• **WHAT IS REQUIRED**: Copy each line with the word "draw" in it.

• **DATASET EXTRACT**:
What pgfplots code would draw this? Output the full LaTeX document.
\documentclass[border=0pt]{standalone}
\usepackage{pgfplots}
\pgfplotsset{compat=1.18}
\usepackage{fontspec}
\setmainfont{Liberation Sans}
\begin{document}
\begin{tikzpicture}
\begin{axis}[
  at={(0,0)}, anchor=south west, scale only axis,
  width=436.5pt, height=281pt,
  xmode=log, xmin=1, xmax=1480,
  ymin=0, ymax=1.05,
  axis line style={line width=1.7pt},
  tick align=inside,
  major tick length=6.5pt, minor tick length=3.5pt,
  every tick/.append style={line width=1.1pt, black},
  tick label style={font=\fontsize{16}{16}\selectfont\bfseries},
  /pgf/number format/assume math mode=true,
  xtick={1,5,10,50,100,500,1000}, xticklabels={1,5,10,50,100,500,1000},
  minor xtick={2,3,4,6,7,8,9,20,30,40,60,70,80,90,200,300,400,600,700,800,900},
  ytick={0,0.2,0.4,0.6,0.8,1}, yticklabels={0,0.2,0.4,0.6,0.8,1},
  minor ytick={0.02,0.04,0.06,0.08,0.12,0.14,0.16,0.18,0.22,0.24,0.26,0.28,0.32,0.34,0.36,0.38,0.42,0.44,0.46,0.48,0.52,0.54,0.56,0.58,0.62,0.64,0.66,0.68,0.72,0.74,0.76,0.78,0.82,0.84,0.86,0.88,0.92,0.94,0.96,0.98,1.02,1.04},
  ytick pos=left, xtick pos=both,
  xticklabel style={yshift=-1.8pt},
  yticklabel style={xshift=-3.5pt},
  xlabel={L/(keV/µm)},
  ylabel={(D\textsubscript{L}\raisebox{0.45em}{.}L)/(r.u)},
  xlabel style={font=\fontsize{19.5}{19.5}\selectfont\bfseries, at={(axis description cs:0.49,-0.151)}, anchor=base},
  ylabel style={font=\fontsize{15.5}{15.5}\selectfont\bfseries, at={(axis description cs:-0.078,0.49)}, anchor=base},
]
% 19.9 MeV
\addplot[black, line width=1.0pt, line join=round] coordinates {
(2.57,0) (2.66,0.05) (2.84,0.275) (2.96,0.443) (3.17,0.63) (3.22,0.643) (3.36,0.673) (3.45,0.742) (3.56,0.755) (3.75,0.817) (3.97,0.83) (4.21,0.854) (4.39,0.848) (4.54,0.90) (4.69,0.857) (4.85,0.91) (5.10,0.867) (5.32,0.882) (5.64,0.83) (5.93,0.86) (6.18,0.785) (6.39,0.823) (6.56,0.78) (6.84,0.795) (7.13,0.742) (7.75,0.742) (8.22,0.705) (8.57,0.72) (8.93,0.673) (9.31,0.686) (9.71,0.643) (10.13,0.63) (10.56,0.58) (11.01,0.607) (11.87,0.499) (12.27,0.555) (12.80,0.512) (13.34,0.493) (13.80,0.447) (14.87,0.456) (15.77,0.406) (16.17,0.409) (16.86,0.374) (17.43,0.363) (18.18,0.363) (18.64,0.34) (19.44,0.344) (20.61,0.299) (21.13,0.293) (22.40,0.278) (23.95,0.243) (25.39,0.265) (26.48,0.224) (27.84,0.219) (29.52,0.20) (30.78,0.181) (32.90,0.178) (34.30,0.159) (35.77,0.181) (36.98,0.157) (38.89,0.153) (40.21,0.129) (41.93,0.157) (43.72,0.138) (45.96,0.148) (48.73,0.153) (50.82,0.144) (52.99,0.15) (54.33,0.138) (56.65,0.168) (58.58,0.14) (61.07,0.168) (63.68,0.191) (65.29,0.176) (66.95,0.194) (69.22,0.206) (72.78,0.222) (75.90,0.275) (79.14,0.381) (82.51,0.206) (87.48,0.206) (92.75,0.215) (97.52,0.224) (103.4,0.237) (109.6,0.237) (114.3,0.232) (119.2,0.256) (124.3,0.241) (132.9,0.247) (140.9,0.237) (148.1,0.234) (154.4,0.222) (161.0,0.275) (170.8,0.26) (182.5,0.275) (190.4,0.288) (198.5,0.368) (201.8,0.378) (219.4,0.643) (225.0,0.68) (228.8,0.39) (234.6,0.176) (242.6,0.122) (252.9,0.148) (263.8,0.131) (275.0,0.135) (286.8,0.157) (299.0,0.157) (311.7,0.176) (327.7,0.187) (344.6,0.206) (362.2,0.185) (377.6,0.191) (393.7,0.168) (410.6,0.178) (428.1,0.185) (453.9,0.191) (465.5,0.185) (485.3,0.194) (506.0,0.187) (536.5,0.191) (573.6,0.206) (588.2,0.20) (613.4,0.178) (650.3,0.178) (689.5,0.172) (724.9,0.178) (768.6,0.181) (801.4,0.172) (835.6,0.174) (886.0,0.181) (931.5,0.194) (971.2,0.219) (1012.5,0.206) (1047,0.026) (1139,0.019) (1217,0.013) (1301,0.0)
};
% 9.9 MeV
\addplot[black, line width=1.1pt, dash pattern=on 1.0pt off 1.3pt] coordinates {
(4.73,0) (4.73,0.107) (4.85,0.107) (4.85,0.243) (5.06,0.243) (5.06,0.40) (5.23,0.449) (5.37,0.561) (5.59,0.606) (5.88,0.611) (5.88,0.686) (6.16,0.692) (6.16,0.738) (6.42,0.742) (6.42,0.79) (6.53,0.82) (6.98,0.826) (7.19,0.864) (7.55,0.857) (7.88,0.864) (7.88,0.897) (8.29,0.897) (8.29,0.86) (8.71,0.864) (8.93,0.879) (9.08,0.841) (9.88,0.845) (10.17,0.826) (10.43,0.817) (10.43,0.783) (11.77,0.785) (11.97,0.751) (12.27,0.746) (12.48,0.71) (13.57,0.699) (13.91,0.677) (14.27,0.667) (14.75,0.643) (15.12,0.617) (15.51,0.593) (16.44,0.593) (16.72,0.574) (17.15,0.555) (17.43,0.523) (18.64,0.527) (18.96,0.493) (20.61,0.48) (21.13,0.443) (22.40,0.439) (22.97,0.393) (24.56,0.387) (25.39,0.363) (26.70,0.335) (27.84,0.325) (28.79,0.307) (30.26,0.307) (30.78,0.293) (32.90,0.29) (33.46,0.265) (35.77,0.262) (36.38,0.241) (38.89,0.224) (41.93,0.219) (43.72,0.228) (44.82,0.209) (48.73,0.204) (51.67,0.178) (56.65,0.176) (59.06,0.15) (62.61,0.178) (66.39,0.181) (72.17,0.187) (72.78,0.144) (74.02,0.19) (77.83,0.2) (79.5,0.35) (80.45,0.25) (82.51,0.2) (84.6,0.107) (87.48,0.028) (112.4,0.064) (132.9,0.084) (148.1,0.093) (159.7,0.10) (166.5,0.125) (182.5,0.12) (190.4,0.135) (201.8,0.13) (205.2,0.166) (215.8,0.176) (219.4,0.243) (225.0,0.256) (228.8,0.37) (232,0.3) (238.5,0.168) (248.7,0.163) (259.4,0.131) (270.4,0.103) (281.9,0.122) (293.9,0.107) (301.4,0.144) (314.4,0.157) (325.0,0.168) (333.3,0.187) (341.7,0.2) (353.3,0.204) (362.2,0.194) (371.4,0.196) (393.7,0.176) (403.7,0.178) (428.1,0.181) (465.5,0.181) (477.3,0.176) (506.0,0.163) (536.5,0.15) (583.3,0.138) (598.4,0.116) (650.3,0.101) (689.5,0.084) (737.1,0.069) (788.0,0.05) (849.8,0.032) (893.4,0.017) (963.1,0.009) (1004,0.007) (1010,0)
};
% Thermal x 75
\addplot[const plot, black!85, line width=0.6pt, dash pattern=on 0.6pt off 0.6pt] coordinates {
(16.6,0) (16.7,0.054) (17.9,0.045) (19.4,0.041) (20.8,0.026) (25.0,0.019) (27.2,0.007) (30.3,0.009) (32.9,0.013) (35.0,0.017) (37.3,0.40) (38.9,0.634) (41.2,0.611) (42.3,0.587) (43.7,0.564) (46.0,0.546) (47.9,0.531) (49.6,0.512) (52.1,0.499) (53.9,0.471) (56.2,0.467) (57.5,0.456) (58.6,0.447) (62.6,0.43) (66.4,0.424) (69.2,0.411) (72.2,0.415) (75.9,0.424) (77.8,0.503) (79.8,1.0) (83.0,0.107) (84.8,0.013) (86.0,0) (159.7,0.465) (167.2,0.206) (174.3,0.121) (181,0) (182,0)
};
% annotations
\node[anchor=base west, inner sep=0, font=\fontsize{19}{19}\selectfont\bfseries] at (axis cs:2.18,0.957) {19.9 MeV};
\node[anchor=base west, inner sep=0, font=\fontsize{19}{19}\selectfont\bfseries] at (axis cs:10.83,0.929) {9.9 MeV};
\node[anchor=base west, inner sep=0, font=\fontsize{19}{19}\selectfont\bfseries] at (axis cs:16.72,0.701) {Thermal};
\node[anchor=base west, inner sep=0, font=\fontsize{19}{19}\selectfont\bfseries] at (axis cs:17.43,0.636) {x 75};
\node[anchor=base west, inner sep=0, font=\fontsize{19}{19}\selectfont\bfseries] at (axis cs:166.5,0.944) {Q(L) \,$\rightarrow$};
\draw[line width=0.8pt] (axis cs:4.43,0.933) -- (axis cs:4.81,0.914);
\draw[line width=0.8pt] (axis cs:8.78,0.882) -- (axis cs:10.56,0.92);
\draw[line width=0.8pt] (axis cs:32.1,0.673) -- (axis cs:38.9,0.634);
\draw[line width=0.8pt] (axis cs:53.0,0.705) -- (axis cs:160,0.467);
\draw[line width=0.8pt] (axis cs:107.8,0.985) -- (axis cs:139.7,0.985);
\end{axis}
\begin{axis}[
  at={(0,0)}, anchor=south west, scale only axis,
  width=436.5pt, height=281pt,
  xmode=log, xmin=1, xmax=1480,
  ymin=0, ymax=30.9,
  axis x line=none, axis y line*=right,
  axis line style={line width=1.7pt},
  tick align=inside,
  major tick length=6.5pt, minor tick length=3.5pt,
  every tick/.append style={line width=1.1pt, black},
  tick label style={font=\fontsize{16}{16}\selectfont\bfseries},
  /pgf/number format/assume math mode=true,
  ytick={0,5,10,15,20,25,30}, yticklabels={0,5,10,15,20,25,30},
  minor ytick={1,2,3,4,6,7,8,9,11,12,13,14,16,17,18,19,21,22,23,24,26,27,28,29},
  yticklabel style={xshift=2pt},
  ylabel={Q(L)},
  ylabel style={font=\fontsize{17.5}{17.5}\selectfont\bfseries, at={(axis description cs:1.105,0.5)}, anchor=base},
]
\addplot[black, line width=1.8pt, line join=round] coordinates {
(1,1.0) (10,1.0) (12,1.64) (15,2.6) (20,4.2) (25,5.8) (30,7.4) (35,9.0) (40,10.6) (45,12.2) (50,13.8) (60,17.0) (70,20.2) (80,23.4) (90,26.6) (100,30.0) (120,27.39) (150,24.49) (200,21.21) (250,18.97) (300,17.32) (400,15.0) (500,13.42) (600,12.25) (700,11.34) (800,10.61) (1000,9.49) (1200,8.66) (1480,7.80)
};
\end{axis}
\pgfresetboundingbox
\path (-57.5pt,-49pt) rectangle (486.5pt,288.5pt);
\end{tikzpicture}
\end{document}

• **CORRECT ANSWER**:
What pgfplots code would draw this? Output the full LaTeX document.
\draw[line width=0.8pt] (axis cs:4.43,0.933) -- (axis cs:4.81,0.914);
\draw[line width=0.8pt] (axis cs:8.78,0.882) -- (axis cs:10.56,0.92);
\draw[line width=0.8pt] (axis cs:32.1,0.673) -- (axis cs:38.9,0.634);
\draw[line width=0.8pt] (axis cs:53.0,0.705) -- (axis cs:160,0.467);
\draw[line width=0.8pt] (axis cs:107.8,0.985) -- (axis cs:139.7,0.985);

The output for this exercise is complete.